It’s easy to rag on the TV sitcom Friends these days. In fact, it’s become a hobby for a lot of columnists over the years. For instance, why did Joey and Chandler who both confess to loving the movie Die Hard but say nothing when Bruce Willis, the actor who portrayed John Mclane in the movie, started dating Rachel? And how did Monica afford that luxury apartment when she was unemployed? Even with the hastily ret-conned excuse of ‘rent control’ in the last few seconds of the show? With the benefit of hindsight it’s also easy to point out its homophobia (a male Nanny must be gay after all), transphobia (Chandler’s trans father is a source of scorn and disgust) and latent racism (not a lot of non-white people in New York in the 90s it seemed) but, as fans point out, this misses its ‘good intentions’ along the way. You know, those same “awesome intentions” like the ones Sia had when making a film about an autistic character without bothering to talk to or hire any autistic people to help with depictions of a hugely under-represented group on screen. As the saying goes: “the road to hell…” etc
Friends’ idea of ‘doing the right thing’, on the other hand, is to show how Friends look out for each other, and, even though they make mistakes, they’ll be there fooooor yoooou. But often what these ‘mistakes’ amount to is everyday stuff, common to your average suburbanite let alone your average New Yorker. For instance Chandler is a smoker early on in the show, a fact that disgusts the friend group to the point of Rachel pulling cigarettes from his mouth. Now don’t get me wrong, smoking is a filthy habit, it’s unsociable and it’ll kill you, however, in real life if someone is dumb enough to want to smoke you let them, just don’t come near me and do it. Reprimanding them and attempting to control someone’s habits is NOT a good way to make Friends. Alcohol is treated much the same. Rachel is equally as disgusted by Monica arriving home drunk one day as she was by Chandler smoking. And the group pressure “Fun Bobby” to stop drinking, ditching him when he ceases to be “Fun” without the booze anymore. Also, be careful, you might end up getting married while drunk. Combine all that with the numerous instances where words like ‘Slut’ or ‘Tramp’ are used for women who have perfectly healthy sexual appetites but Joey, who has a new partner every week, is just your average guy, and you can kind of see what the show’s ‘good intentions’ really were: Puritanical ones.

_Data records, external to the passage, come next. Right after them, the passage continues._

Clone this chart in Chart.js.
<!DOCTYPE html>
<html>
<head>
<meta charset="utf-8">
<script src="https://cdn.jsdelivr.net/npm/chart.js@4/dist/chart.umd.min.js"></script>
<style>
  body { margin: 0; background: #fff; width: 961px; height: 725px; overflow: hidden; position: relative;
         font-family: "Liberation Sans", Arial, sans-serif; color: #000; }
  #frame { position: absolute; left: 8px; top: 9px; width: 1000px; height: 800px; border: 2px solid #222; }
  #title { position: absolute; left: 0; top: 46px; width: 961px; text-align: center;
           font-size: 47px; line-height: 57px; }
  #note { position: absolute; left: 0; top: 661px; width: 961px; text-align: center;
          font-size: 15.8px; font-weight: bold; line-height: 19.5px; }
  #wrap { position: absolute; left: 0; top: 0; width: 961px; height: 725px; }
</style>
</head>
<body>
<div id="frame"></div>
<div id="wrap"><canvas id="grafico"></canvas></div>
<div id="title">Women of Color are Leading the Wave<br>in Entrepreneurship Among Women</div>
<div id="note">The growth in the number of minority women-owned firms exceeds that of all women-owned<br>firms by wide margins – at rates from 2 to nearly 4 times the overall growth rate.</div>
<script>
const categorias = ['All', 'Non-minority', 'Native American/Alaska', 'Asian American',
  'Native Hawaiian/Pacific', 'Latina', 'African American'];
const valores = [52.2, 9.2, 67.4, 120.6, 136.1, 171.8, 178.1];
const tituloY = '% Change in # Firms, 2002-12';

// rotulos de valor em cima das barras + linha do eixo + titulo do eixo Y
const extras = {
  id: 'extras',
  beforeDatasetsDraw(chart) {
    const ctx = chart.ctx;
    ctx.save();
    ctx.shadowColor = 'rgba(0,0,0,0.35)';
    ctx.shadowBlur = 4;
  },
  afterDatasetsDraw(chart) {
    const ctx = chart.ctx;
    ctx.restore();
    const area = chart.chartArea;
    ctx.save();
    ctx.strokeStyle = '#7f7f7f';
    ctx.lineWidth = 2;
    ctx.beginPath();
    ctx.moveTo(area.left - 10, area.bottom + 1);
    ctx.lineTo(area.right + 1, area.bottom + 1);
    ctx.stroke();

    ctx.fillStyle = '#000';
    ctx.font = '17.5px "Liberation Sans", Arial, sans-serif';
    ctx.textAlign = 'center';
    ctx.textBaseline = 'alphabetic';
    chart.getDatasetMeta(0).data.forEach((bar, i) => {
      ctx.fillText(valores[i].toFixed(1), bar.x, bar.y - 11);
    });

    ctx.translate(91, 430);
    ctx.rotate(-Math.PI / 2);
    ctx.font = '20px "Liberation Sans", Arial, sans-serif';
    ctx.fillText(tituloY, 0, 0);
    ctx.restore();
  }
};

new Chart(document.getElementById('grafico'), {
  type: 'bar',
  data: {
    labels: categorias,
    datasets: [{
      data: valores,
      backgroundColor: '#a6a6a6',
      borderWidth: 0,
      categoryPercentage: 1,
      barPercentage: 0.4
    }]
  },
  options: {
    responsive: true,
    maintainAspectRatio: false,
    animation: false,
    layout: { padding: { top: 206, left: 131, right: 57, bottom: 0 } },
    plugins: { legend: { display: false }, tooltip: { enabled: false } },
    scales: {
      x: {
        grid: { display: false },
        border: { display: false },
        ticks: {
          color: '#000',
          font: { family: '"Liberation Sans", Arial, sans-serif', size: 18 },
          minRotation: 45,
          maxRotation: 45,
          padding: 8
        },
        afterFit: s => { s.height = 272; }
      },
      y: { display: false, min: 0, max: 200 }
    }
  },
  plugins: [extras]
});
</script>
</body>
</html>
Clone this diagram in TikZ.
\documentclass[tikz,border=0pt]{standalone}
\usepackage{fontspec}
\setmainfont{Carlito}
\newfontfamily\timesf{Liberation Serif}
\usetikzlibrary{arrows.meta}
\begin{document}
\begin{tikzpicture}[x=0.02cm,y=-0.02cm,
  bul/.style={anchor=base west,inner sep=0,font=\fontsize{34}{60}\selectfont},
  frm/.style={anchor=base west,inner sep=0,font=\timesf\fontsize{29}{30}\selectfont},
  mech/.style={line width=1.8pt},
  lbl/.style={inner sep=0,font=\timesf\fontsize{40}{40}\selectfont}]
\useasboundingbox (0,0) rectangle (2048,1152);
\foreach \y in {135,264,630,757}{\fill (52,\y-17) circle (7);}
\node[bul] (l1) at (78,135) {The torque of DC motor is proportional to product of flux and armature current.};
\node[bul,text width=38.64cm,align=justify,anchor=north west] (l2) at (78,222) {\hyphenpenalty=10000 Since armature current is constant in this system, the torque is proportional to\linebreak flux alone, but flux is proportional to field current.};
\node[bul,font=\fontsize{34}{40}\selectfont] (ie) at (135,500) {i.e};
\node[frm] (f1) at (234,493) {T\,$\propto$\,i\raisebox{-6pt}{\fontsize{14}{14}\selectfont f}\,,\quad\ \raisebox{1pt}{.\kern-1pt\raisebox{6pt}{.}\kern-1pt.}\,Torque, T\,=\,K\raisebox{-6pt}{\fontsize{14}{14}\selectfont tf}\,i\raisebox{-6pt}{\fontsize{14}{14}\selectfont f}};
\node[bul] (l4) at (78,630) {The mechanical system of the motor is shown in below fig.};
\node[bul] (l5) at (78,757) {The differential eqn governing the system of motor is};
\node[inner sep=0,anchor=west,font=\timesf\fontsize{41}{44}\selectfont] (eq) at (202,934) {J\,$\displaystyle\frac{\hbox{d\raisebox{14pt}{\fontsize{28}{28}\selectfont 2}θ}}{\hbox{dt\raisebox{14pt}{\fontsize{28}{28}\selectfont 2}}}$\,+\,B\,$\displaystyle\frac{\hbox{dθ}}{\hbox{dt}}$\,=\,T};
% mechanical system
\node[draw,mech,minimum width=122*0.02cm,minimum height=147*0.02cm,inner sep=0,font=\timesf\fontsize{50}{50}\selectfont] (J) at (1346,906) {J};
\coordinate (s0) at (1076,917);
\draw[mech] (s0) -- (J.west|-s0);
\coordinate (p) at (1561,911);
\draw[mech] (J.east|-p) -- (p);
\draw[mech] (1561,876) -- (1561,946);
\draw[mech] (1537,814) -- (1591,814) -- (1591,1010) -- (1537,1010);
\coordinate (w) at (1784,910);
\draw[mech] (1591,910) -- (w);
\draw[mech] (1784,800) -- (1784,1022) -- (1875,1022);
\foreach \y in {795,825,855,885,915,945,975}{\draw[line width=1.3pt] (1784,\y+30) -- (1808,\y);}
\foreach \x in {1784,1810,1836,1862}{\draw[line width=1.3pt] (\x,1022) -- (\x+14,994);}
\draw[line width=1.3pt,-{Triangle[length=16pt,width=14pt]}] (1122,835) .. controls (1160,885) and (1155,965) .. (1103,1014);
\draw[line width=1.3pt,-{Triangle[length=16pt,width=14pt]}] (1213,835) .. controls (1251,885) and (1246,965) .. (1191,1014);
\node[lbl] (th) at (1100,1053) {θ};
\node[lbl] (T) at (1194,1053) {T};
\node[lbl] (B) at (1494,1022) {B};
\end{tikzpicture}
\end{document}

The Puritans, as the name suggests, were a group of Protestants who sought to ‘purify’ the English Church of its Catholic indulgences after the dissolution of the monasteries and the separation from Rome (all because the horny King wanted a divorce, remember). Puritans were Calvinist thinkers who believed in ‘Covenant Theology’ which translates to a perfect obedience to God and his word i.e. the Bible. And we all know how contradictory and strange that book can be. It is notable, then, that this bunch of deeply repressed weirdos were among the first settlers in the New World of America and had a significant role in the English Civil War (Oliver Cromwell was a puritan). This was a group that encouraged a pure lifestyle, devoid of indulgences, considering anyone who, y’know, enjoyed life, a sinner. It should be noted then, what the prevalence of White Anglo-Saxon Protestant heritage really means in the US.
With this understanding, we can see Friends as a form of contemporary Puritanism that extols the virtues of a small community of majority white people moulding each other against their will into conforming to an out of date doctrine that punishes any form of indulgence (remember how gluttonous ‘Fat Monica’ was a subject of such scorn?). Now I don’t know if you’ve been to NYC but that isn’t the New York I know and love. And even for the 90s this wasn’t an accurate portrayal. Friends is still a funny show but it has dated badly and not just in the more egregious ways most other articles point out, its ideology is out of date too. So keep that in mind on your 10th rewatch of the entire show or when social media recommends you another ‘Joey doesn’t share food’ meme.